Study of co-pyrolysis kinetics, synergetic effects, and thermodynamics of coal and biomass blends

The present work investigates the thermochemical conversion characteristics, reaction kinetics, and thermodynamic behavior of coal and biomass (Rice husk (RH)) blend pyrolysis in a TG reactor. Three different proportions of biomass (75, 50, and 25%) are blended with sub-bituminous Indian coal for the co-pyrolysis study. Pure coal and pure RH pyrolysis is characterized by three reaction stages, whereas the blended sample shows a four-stage thermal degradation reaction. A significant synergy is not found in the present study. Model-free techniques (FWO, KAS, and Starnik) are used to estimate the activation energy for various blending mixtures of the feed samples.
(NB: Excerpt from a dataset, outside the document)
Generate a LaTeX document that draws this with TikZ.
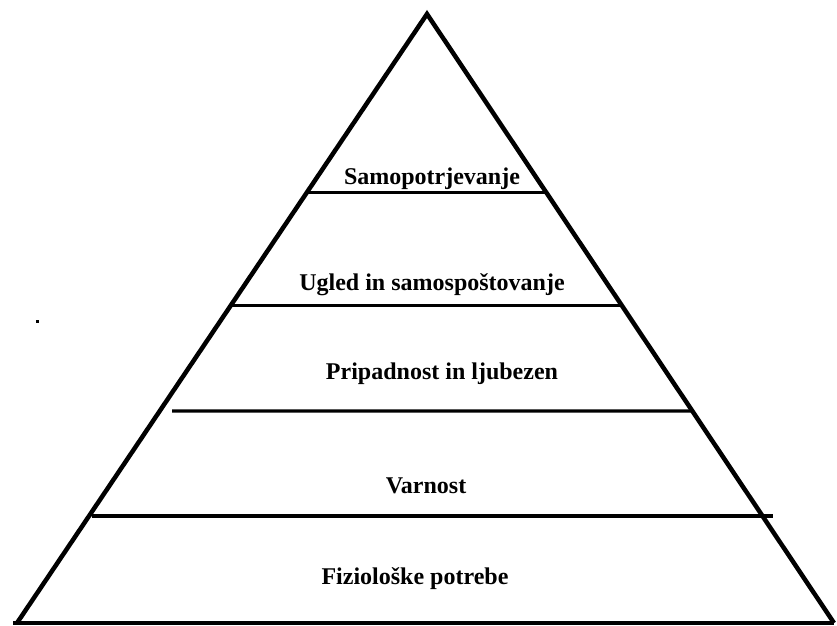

The activation energy obtained for the equal mass ratio of coal and RH using the KAS, FWO, and Starnik methods is 61.45, 76.58, and 75.54 kJ/mol, respectively. The reaction order for coal: RH blend 25:75, 50:50, and 75:25 is estimated to be 4, 2.4, and 1.3, respectively. The favorable activation energy (E-alpha ) is found for the blending mixture of 50% coal and 50% RH. The positive value of Delta H indicates the endothermic nature of pyrolysis. The positive and negative values of Delta S indicate the complexity and nonspontaneous nature of coal and biomass blend pyrolysis. The average Entropy (Delta S) for an increasing % of coal is decreasing and the value comes to negative for 75% coal, indicating that thermal equilibrium is favorable for a higher % of coal.